Sport toujours, la pelouse bien verte du stade Bauer apparaît sur une dizaine de clichés. Pour Assitane et Acetou, 12 ans, c’est une fierté d’avoir son équipe en Ligue 2 et d’avoir fait du foot en portant les couleurs du club local. «Ils n’ont pas ça à Bobigny !» lance la première avec malice. Selma a choisi une fresque colorée, peinte sur un mur menant au stade, «avec des enfants différents qui jouent ensemble», parce que le foot, c’est aussi «l’humanisme». «On est bien loin d’un reportage sur les quartiers, l’insécurité, la drogue qui a encore été diffusé il y a quelques semaines», commente Tanaquil.
«La beauté naturelle de Saint-Ouen»
Stylo-bille en main, Ramy écrit sa légende au dos d’une photo d’un chantier. «J’aimerais bien faire ça, imagine l’ado de 13 ans. Etre maçon.» Après quelques blagues faîtes avec ses potes sur les meilleurs fast-foods de Saint-Ouen, il ajoute : «Les chantiers, c’est aussi la rénovation. C’est important. C’est ce qui fait qu’on se sent bien.» Une qualité de vie qui passe aussi par les espaces verts pour Sirile, 13 ans.

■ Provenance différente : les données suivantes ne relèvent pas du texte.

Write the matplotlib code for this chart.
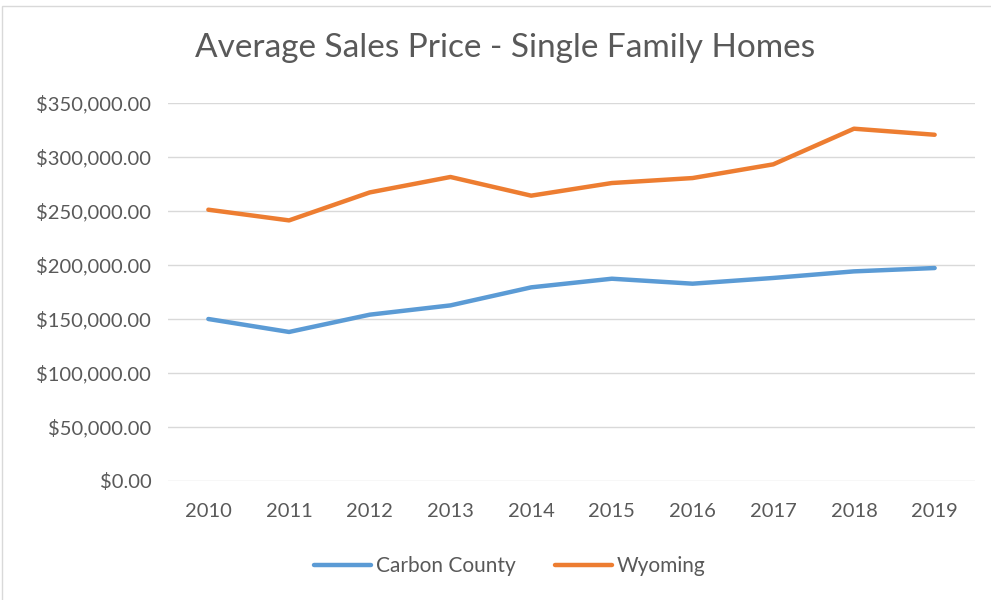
import matplotlib.pyplot as plt
from matplotlib.patches import Rectangle
from matplotlib.ticker import FuncFormatter

years = ["2010", "2011", "2012", "2013", "2014", "2015", "2016", "2017", "2018", "2019"]
carbon_county = [150000, 138000, 154000, 162600, 179300, 187300, 182700, 188000, 194100, 197200]
wyoming = [251200, 241300, 267200, 281500, 264200, 275900, 280500, 293200, 326200, 320600]

text_color = "#595959"
plt.rcParams["font.family"] = ["Lato", "DejaVu Sans"]

fig = plt.figure(figsize=(9.91, 6), dpi=100)
ax = fig.add_axes([168 / 991, 1 - 481 / 600, (975 - 168) / 991, (481 - 103) / 600])

x = list(range(len(years)))
ax.plot(x, carbon_county, color="#5B9BD5", lw=3.2, solid_capstyle="round", label="Carbon County")
ax.plot(x, wyoming, color="#ED7D31", lw=3.2, solid_capstyle="round", label="Wyoming")

ax.set_xlim(-0.5, len(years) - 0.5)
ax.set_ylim(0, 350000)
ax.set_yticks(range(0, 350001, 50000))
ax.yaxis.set_major_formatter(FuncFormatter(lambda v, p: f"${v:,.2f}"))
ax.set_xticks(x)
ax.set_xticklabels(years)
ax.grid(axis="y", color="#D9D9D9", lw=1)
ax.set_axisbelow(True)
for s in ax.spines.values():
    s.set_visible(False)
ax.tick_params(length=0, labelsize=14.5, colors=text_color, pad=12)
ax.tick_params(axis="x", pad=16)

fig.text(505 / 991, 1 - 48 / 600, "Average Sales Price - Single Family Homes",
         ha="center", va="center", fontsize=24, color=text_color)

fig.legend(loc="center", bbox_to_anchor=(510 / 991, 1 - 566 / 600), ncol=2, frameon=False,
           fontsize=15, labelcolor=text_color, handlelength=2.7, columnspacing=1.9, handletextpad=0.25)

# light chart border
fig.patches.append(Rectangle((2 / 991, -0.01), 1.0, 1.0, transform=fig.transFigure,
                             fill=False, edgecolor="#D9D9D9", lw=1))

fig.savefig("out.png", dpi=100)
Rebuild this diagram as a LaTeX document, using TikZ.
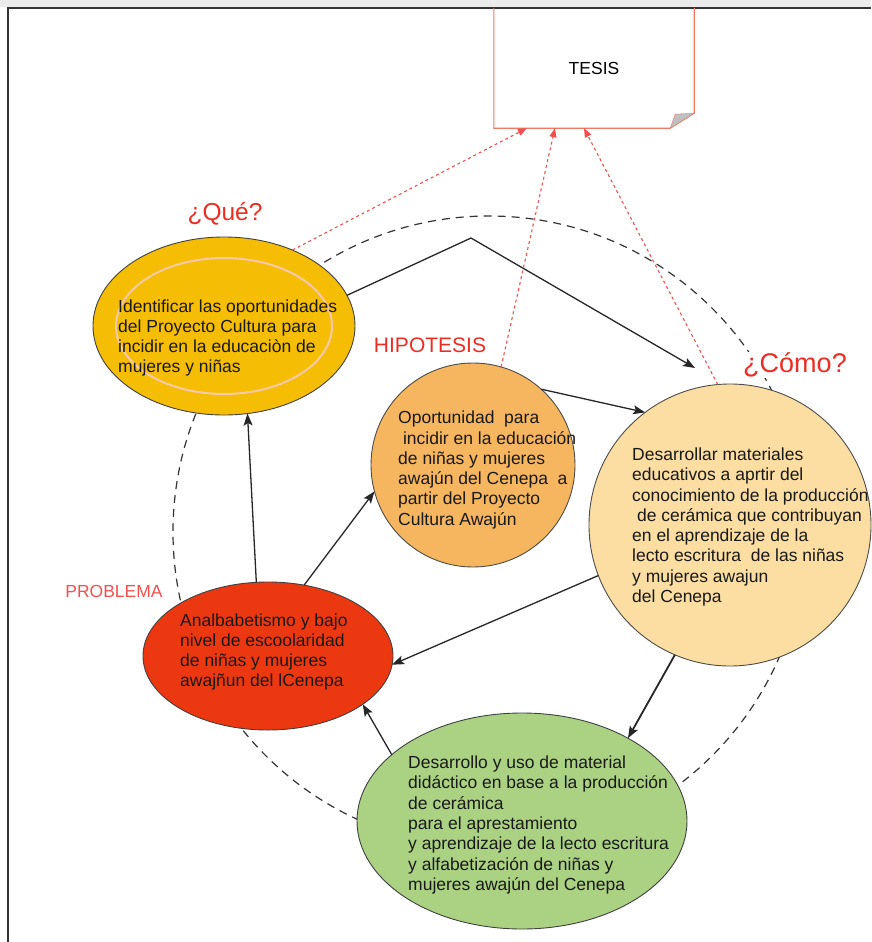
\documentclass[tikz,border=0pt]{standalone}
\usepackage{fontspec}
\setmainfont{Liberation Sans}
\usepackage{xcolor}
\usepackage{tikz}
\usetikzlibrary{positioning, arrows.meta, calc, shapes.geometric}
\definecolor{quegold}{RGB}{245,190,5}
\definecolor{quehalo}{RGB}{248,200,170}
\definecolor{hipoorange}{RGB}{245,182,95}
\definecolor{comopeach}{RGB}{252,222,162}
\definecolor{probred}{RGB}{236,56,16}
\definecolor{accionverde}{RGB}{170,210,130}
\definecolor{tagred}{RGB}{235,45,35}
\definecolor{citered}{RGB}{240,80,80}
\definecolor{tesisline}{RGB}{240,120,100}
\tikzset{
  bubble/.style={ellipse, draw=black!75, line width=0.9pt, inner sep=0pt, outer sep=0pt},
  disc/.style={circle, draw=black!70, line width=0.9pt, inner sep=0pt, outer sep=0pt},
  note/.style={anchor=west, align=left, inner sep=0pt, text=black!90, font=\fontsize{17.5}{20.3}\selectfont},
  tag/.style={text=tagred, fill=white, inner sep=1pt},
  flow/.style={draw=black!85, line width=1.3pt, -{Stealth[length=12pt,width=9pt,inset=2.5pt]}},
  cite/.style={draw=citered, line width=1.1pt, dash pattern=on 3pt off 3pt, -{Triangle[length=9pt,width=7pt]}},
  ring/.style={draw=black!80, line width=1.2pt, dash pattern=on 8pt off 6pt},
}
\begin{document}
\begin{tikzpicture}[x=1pt, y=-1pt]
  \useasboundingbox (0,0) rectangle (871,942);
  \fill[black!8] (0,0) rectangle (871,7);
  \draw[black!80, line width=1.5pt] (8,942) -- (8,8) -- (871,8);

  % cycle behind the bubbles
  \coordinate (hub) at (489,532);
  \draw[ring] (hub) circle[radius=316];

  % thesis sheet
  \node[minimum width=200pt, minimum height=120pt, inner sep=0pt, font=\fontsize{17.5}{20}\selectfont] (TESIS) at (594,68) {TESIS};
  \draw[tesisline, line width=1.1pt] (TESIS.north west) -- (TESIS.south west) -- ($(TESIS.south east)+(-24,0)$)
    -- ($(TESIS.south east)+(0,-15)$) -- (TESIS.north east);
  \filldraw[draw=tesisline, fill=black!25] ($(TESIS.south east)+(-24,0)$) -- ($(TESIS.south east)+(-19,-14)$)
    -- ($(TESIS.south east)+(0,-15)$) -- cycle;

  % bubbles
  \node[bubble, fill=quegold, minimum width=262pt, minimum height=178pt] (Que) at (224,326) {};
  \draw[quehalo, line width=2pt] (Que.center) ellipse[x radius=108, y radius=68];
  \node[note] (queText) at (118,338) {Identificar las oportunidades\\del Proyecto Cultura para\\incidir en la educaciòn de\\mujeres y niñas};

  \node[disc, fill=hipoorange, minimum size=204pt] (Hip) at (473,465) {};
  \node[note] (hipText) at (398,470) {Oportunidad\ \ para\\\ incidir en la educación\\de niñas y mujeres\\awajún del Cenepa\ \ a\\partir del Proyecto\\Cultura Awajún};

  \node[disc, fill=comopeach, minimum size=282pt] (Como) at (730,525) {};
  \node[note] (comoText) at (632,527) {Desarrollar materiales\\educativos a aprtir del\\conocimiento de la producción\\\ de cerámica que contribuyan\\en el aprendizaje de la\\lecto escritura\ \ de las niñas\\y mujeres awajun\\del Cenepa};

  \node[bubble, fill=probred, minimum width=250pt, minimum height=148pt] (Prob) at (268,656) {};
  \node[note] (probText) at (180,652) {Analbabetismo y bajo\\nivel de escoolaridad\\de niñas y mujeres\\awajñun del lCenepa};

  \node[bubble, fill=accionverde, minimum width=330pt, minimum height=216pt] (Accion) at (522,821) {};
  \node[note] (accionText) at (408,825) {Desarrollo y uso de material\\didáctico en base a la producción\\de cerámica\\para el aprestamiento\\y aprendizaje de la lecto escritura\\y alfabetización de niñas y\\mujeres awajún del Cenepa};

  % headings
  \node[tag, font=\fontsize{24.5}{28}\selectfont] (queTag) at (225,214) {¿Qué?};
  \node[tag, font=\fontsize{21}{24}\selectfont] (hipTag) at (430,345) {HIPOTESIS};
  \node[tag, text=citered, font=\fontsize{17.5}{20}\selectfont] (probTag) at (114,591) {PROBLEMA};
  \node[tag, font=\fontsize{27}{31}\selectfont] (comoTag) at (795,365) {¿Cómo?};

  % flow between the bubbles
  \coordinate (bend) at (471,238);
  \coordinate (comoTip) at (695,368);
  \draw[flow] (Que.14) -- (bend) -- (comoTip);
  \draw[flow] (Hip.48) -- (Como.127);
  \draw[flow] (Como.201) -- (Prob.-4);
  \draw[flow, line width=1.8pt] (Como.247) -- (Accion.38);
  \draw[flow] (Accion.153) -- (Prob.-27);
  \draw[flow] (Prob.99) -- (Que.-75);
  \draw[flow] (Prob.63) -- (Hip.195);

  % links up to the thesis
  \draw[cite] (Que.48) -- ($(TESIS.south west)!0.165!(TESIS.south east)$);
  \draw[cite] (Hip.74) -- ($(TESIS.south west)!0.305!(TESIS.south east)$);
  \draw[cite] (Como.95) -- ($(TESIS.south west)!0.45!(TESIS.south east)$);
\end{tikzpicture}
\end{document}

Légendant une photo d’un bosquet devant un Burger King, cette collégienne se réjouit car il y a «beaucoup d’arbres» dans sa ville. «C’est la beauté naturelle de Saint-Ouen.»
«Ils sont très attachés à leur ville, note Bandiougou Sissoko. Mais ils ont une vision assez édulcorée de Paris. La capitale, c’est les monuments, les Champs, les musées.» Et cette perception crée des envies de départ. C’est pour cela que Victoria a choisi de présenter la bouche de métro de la mairie. «C’est important d’avoir ces transports, utile pour aller à Paris», là où elle préfère aller.
«Les collégiens sont hyper pointus. Dans les ateliers précédents, ils ont évoqué les problèmes de gentrification», relève Tanaquil Dirand. Alors quand Nahyl choisi une photo des puces de Saint-Ouen, il s’écarte de la carte postale. Assez timide, l’ado de 12 ans présente une rue vide, qu’on voit depuis l’entrée d’une boutique à l’allure de «château fort». Les puces de Saint-Ouen, il n’aime plus y aller. «Il y a trop de monde, de touristes». Et peut-être trop de Parisiens.